E é no 1º ciclo que o problema é maior, explica Filinto Lima, presidente da Associação Nacional de Diretores de Agrupamentos e Escolas Públicas (ANDAEP), que reconhece que na escola que dirige, em Gaia, é difícil reaproveitar os livros até ao 4º ano. "A forma como os manuais do 1º ciclo são concebidos inviabiliza a rua reutilização quase a 100%. Têm espaços em branco para que os alunos escrevam, outros para desenhos. E bem, diga-se, não podemos cair no exagero de endeusar o manual escolar, não são obras de arte. Os alunos têm de trabalhar, de sublinhar".

Livros digitais podem ser solução

O Tribunal de Contas alertou num relatório publicado em maio que o orçamento previsto para a distribuição gratuita de manuais escolares a todos os alunos do ensino obrigatório está 100 milhões abaixo da despesa estimada para o próximo ano letivo. Já a percentagem de manuais reutilizados este ano letivo foi inferior a 4%. Entre as razões apontadas para a fraca reutilização esteve o acréscimo de trabalho para as escolas (a quem cabe várias tarefas, como avaliar o estado de conservação dos manuais) e o facto de o ministério ter optado por não reutilizar os manuais no 2.º ciclo (5.º e 6.º anos), para que todos os alunos se encontrassem em condições de igualdade no primeiro ano de implementação da medida neste ciclo.
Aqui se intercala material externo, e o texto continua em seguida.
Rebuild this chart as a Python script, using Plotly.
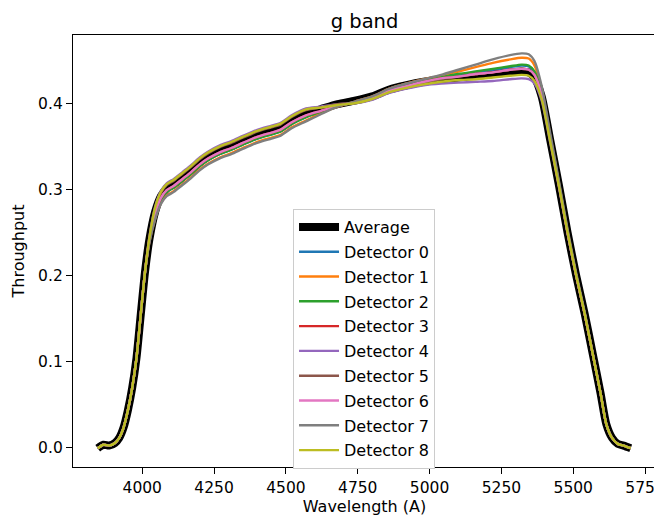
import plotly.graph_objects as go

# wavelength grid (Angstrom)
wavelength = [3845, 3865, 3885, 3905, 3920, 3935, 3950, 3965, 3980, 3995, 4010, 4025,
              4045, 4065, 4085, 4110, 4140, 4170, 4200, 4230, 4270, 4310, 4350, 4400,
              4450, 4480, 4520, 4570, 4620, 4680, 4740, 4800, 4860, 4920, 4980, 5040,
              5100, 5160, 5220, 5280, 5320, 5345, 5365, 5390, 5420, 5450, 5480, 5510,
              5540, 5570, 5595, 5615, 5635, 5655, 5675, 5700]

average = [-0.001, 0.003, 0.002, 0.005, 0.011, 0.023, 0.043, 0.069, 0.104, 0.155, 0.205, 0.242,
           0.274, 0.292, 0.301, 0.306, 0.314, 0.322, 0.331, 0.338, 0.345, 0.350, 0.356, 0.363,
           0.368, 0.371, 0.380, 0.388, 0.393, 0.399, 0.403, 0.408, 0.416, 0.421, 0.425, 0.428,
           0.430, 0.432, 0.434, 0.436, 0.437, 0.436, 0.430, 0.408, 0.357, 0.305, 0.250, 0.200,
           0.155, 0.105, 0.063, 0.027, 0.011, 0.004, 0.002, -0.001]

det0 = [-0.001, 0.003, 0.002, 0.005, 0.011, 0.023, 0.043, 0.069, 0.104, 0.155, 0.205, 0.241,
        0.270, 0.288, 0.297, 0.302, 0.310, 0.318, 0.327, 0.334, 0.341, 0.346, 0.352, 0.359,
        0.364, 0.367, 0.376, 0.384, 0.390, 0.397, 0.401, 0.407, 0.416, 0.422, 0.426, 0.430,
        0.433, 0.436, 0.439, 0.442, 0.444, 0.443, 0.436, 0.412, 0.359, 0.306, 0.250, 0.200,
        0.155, 0.105, 0.063, 0.027, 0.011, 0.004, 0.002, -0.001]

det1 = [-0.001, 0.003, 0.002, 0.005, 0.011, 0.023, 0.043, 0.069, 0.104, 0.155, 0.205, 0.239,
        0.266, 0.284, 0.293, 0.298, 0.306, 0.314, 0.323, 0.330, 0.337, 0.342, 0.348, 0.355,
        0.360, 0.363, 0.372, 0.380, 0.388, 0.396, 0.402, 0.408, 0.417, 0.423, 0.428, 0.432,
        0.437, 0.442, 0.447, 0.451, 0.453, 0.452, 0.444, 0.417, 0.362, 0.308, 0.252, 0.201,
        0.155, 0.105, 0.063, 0.027, 0.011, 0.004, 0.002, -0.001]

det2 = [-0.001, 0.003, 0.002, 0.005, 0.011, 0.023, 0.043, 0.069, 0.104, 0.155, 0.205, 0.240,
        0.270, 0.288, 0.297, 0.302, 0.310, 0.318, 0.327, 0.334, 0.341, 0.346, 0.352, 0.359,
        0.364, 0.367, 0.376, 0.384, 0.390, 0.397, 0.401, 0.407, 0.416, 0.422, 0.426, 0.430,
        0.434, 0.437, 0.440, 0.443, 0.445, 0.444, 0.437, 0.413, 0.360, 0.307, 0.251, 0.200,
        0.155, 0.105, 0.063, 0.027, 0.011, 0.004, 0.002, -0.001]

det3 = [-0.001, 0.003, 0.002, 0.005, 0.011, 0.023, 0.043, 0.069, 0.104, 0.155, 0.205, 0.241,
        0.272, 0.290, 0.299, 0.304, 0.312, 0.320, 0.329, 0.336, 0.343, 0.348, 0.354, 0.361,
        0.366, 0.369, 0.378, 0.386, 0.391, 0.397, 0.401, 0.406, 0.415, 0.420, 0.425, 0.429,
        0.431, 0.434, 0.436, 0.439, 0.440, 0.439, 0.433, 0.410, 0.358, 0.305, 0.250, 0.200,
        0.155, 0.105, 0.063, 0.027, 0.011, 0.004, 0.002, -0.001]

det4 = [-0.001, 0.003, 0.002, 0.005, 0.011, 0.023, 0.043, 0.069, 0.104, 0.155, 0.205, 0.245,
        0.280, 0.298, 0.307, 0.312, 0.320, 0.328, 0.337, 0.344, 0.351, 0.356, 0.362, 0.369,
        0.374, 0.377, 0.386, 0.394, 0.396, 0.399, 0.400, 0.404, 0.412, 0.417, 0.421, 0.423,
        0.424, 0.425, 0.426, 0.428, 0.429, 0.428, 0.423, 0.403, 0.354, 0.303, 0.249, 0.200,
        0.155, 0.105, 0.063, 0.027, 0.011, 0.004, 0.002, -0.001]

det5 = [-0.001, 0.003, 0.002, 0.005, 0.011, 0.023, 0.043, 0.069, 0.104, 0.155, 0.205, 0.244,
        0.278, 0.296, 0.305, 0.310, 0.318, 0.326, 0.335, 0.342, 0.349, 0.354, 0.360, 0.367,
        0.372, 0.375, 0.384, 0.392, 0.395, 0.399, 0.401, 0.406, 0.414, 0.420, 0.424, 0.428,
        0.431, 0.434, 0.436, 0.439, 0.440, 0.439, 0.433, 0.410, 0.358, 0.305, 0.250, 0.200,
        0.155, 0.105, 0.063, 0.027, 0.011, 0.004, 0.002, -0.001]

det6 = [-0.001, 0.003, 0.002, 0.005, 0.011, 0.023, 0.043, 0.069, 0.104, 0.155, 0.205, 0.241,
        0.272, 0.290, 0.299, 0.304, 0.312, 0.320, 0.329, 0.336, 0.343, 0.348, 0.354, 0.361,
        0.366, 0.369, 0.378, 0.386, 0.391, 0.397, 0.401, 0.406, 0.415, 0.420, 0.425, 0.429,
        0.431, 0.434, 0.436, 0.439, 0.440, 0.439, 0.433, 0.410, 0.358, 0.305, 0.250, 0.200,
        0.155, 0.105, 0.063, 0.027, 0.011, 0.004, 0.002, -0.001]

det7 = [-0.001, 0.003, 0.002, 0.005, 0.011, 0.023, 0.043, 0.069, 0.104, 0.155, 0.205, 0.238,
        0.265, 0.283, 0.292, 0.297, 0.305, 0.313, 0.322, 0.329, 0.336, 0.341, 0.347, 0.354,
        0.359, 0.362, 0.371, 0.379, 0.387, 0.396, 0.402, 0.408, 0.417, 0.423, 0.428, 0.433,
        0.439, 0.445, 0.451, 0.456, 0.458, 0.457, 0.449, 0.420, 0.365, 0.310, 0.254, 0.203,
        0.157, 0.105, 0.063, 0.027, 0.011, 0.004, 0.002, -0.001]

det8 = [-0.001, 0.003, 0.002, 0.005, 0.011, 0.023, 0.043, 0.069, 0.104, 0.155, 0.205, 0.244,
        0.279, 0.297, 0.306, 0.311, 0.319, 0.327, 0.336, 0.343, 0.350, 0.355, 0.361, 0.368,
        0.373, 0.376, 0.385, 0.393, 0.395, 0.398, 0.400, 0.405, 0.413, 0.418, 0.422, 0.425,
        0.427, 0.428, 0.430, 0.432, 0.433, 0.432, 0.426, 0.405, 0.355, 0.304, 0.250, 0.200,
        0.155, 0.105, 0.063, 0.027, 0.011, 0.004, 0.002, -0.001]

detectors = [det0, det1, det2, det3, det4, det5, det6, det7, det8]
colors = ['#1f77b4', '#ff7f0e', '#2ca02c', '#d62728', '#9467bd',
          '#8c564b', '#e377c2', '#7f7f7f', '#bcbd22']

fig = go.Figure()

fig.add_trace(go.Scatter(
    x=wavelength, y=average, mode='lines', name='Average',
    line=dict(color='black', width=8, shape='spline', smoothing=0.7),
    legendgroup='avg',
))

for i, (vals, col) in enumerate(zip(detectors, colors)):
    fig.add_trace(go.Scatter(
        x=wavelength, y=vals, mode='lines', name=f'Detector {i}',
        line=dict(color=col, width=2.4, shape='spline', smoothing=0.7),
        legendgroup=f'd{i}',
    ))

axis_style = dict(
    showline=True, linecolor='black', linewidth=1.3, mirror=True,
    ticks='outside', ticklen=6, tickwidth=1.3, tickcolor='black',
    showgrid=False, zeroline=False, automargin=False,
    tickfont=dict(size=15.5, color='black'),
    ticklabeloverflow='allow',
)

# page body adds an 8px offset, so the figure is 8px smaller than the window
fig.update_layout(
    width=654, height=510,
    margin=dict(l=65, r=6, t=27, b=51, pad=0),
    paper_bgcolor='white', plot_bgcolor='white',
    font=dict(family='DejaVu Sans', size=16, color='black'),
    title=dict(text='g band', x=0.5, xref='paper', xanchor='center',
               y=1 - 13 / 510, yref='container', yanchor='middle',
               font=dict(size=19.5, color='black')),
    xaxis=dict(range=[3759, 5788], tickvals=[4000, 4250, 4500, 4750, 5000, 5250, 5500, 5750],
               title=dict(text='Wavelength (A)', standoff=4, font=dict(size=16)), **axis_style),
    yaxis=dict(range=[-0.0229, 0.4794], tickvals=[0.0, 0.1, 0.2, 0.3, 0.4],
               tickformat='.1f',
               title=dict(text='Throughput', standoff=9, font=dict(size=16)), **axis_style),
    legend=dict(x=0.3774, y=0.5972, xanchor='left', yanchor='top',
                bgcolor='white', bordercolor='#cccccc', borderwidth=1,
                font=dict(size=16, color='black'), tracegroupgap=1,
                itemwidth=40),
    showlegend=True,
)

fig.write_html("out.html")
A inexistência de procedimentos uniformes e precisos também terá sido um dos motivos para a fraca reutilização, segundo o Tribunal de Contas, que indicou ainda o facto de não ter existido controlo sobre os manuais reutilizados de forma que os que se encontravam em bom estado pudessem ser colocados no circuito de distribuição.

No início do ano, o Governo criou um guia de Apoio à Reutilização de Manuais Escolares e anunciou uma campanha para promover a reutilização dos livros escolares, com prémios de 10 mil euros para as 20 escolas com taxas de reutilização mais elevadas e um selo para distinguir 100 escolas como exemplos de boas práticas. "Mas corremos o risco de passar do 8 ao 80", avisa Filinto Lima. "Não podemos deixar que esse incentivo leve ao exagero de não permitir que um aluno sublinhe os livros".

Uma das soluções para resolver o problema da falta de reutilização, defende Joana Mortágua, passa pela "desmaterialização dos manuais", a aposta nos livros digitais, "embora isso não possa ser legislado por decreto, têm de ser as escolas a experimentar". Essa é mesmo, segundo Filinto Lima, 'a' solução, o grande salto nesta área. Mas para isso, convém não começar "a casa pelo telhado e ir à base da questão: precisamos de mais tablets e computadores novos, dotar as escolas de parque informático atualizado e melhor rede wi-fi".

Buraco de cem milhões de euros

Este ano letivo, o programa do Governo disponibilizou gratuitamente manuais a cerca de 500 mil alunos do 1.º e do 2.º ciclos. No próximo ano letivo, a medida será alargada a todos os estudantes do ensino obrigatório que frequentem escolas públicas e estima-se que custará cerca de 145 milhões de euros.

No entanto, o orçamento do Instituto de Gestão Financeira da Educação (IGeFE) para 2019 é de apenas 47 milhões de euros, ou seja, as verbas cobrem apenas cerca de um terço das necessidades, indica o relatório do Tribunal de Contas. O Tribunal recomenda ao ministro da Educação, Tiago Brandão Rodrigues, que garanta "a inscrição no Orçamento do Estado das dotações apropriadas à execução da medida".

A suborçamentação não é um problema apenas para o futuro, tendo acontecido também este ano letivo: a distribuição gratuita de manuais custou 29,8 milhões de euros aos cofres do Estado, mas foram orçamentados apenas 28,7 milhões de euros, o que "se revelou insuficiente" face ao necessário para a sua execução. Esta diferença deveu-se ao facto de estarem orçamentadas verbas apenas para comprar manuais para os alunos do 1.º ciclo e o Governo ter entretanto decidido alargar a medida aos estudantes do 2.º ciclo.

A agravar esta diferença está o facto de em março de 2019 permanecerem "em dívida às livrarias pelo menos 3,1 milhões de euros", segundo o relatório. No contraditório, o Ministério da Educação salientou que "o valor identificado como dívida pode ser somente o reflexo do desfasamento temporal entre o registo contabilístico por parte das escolas".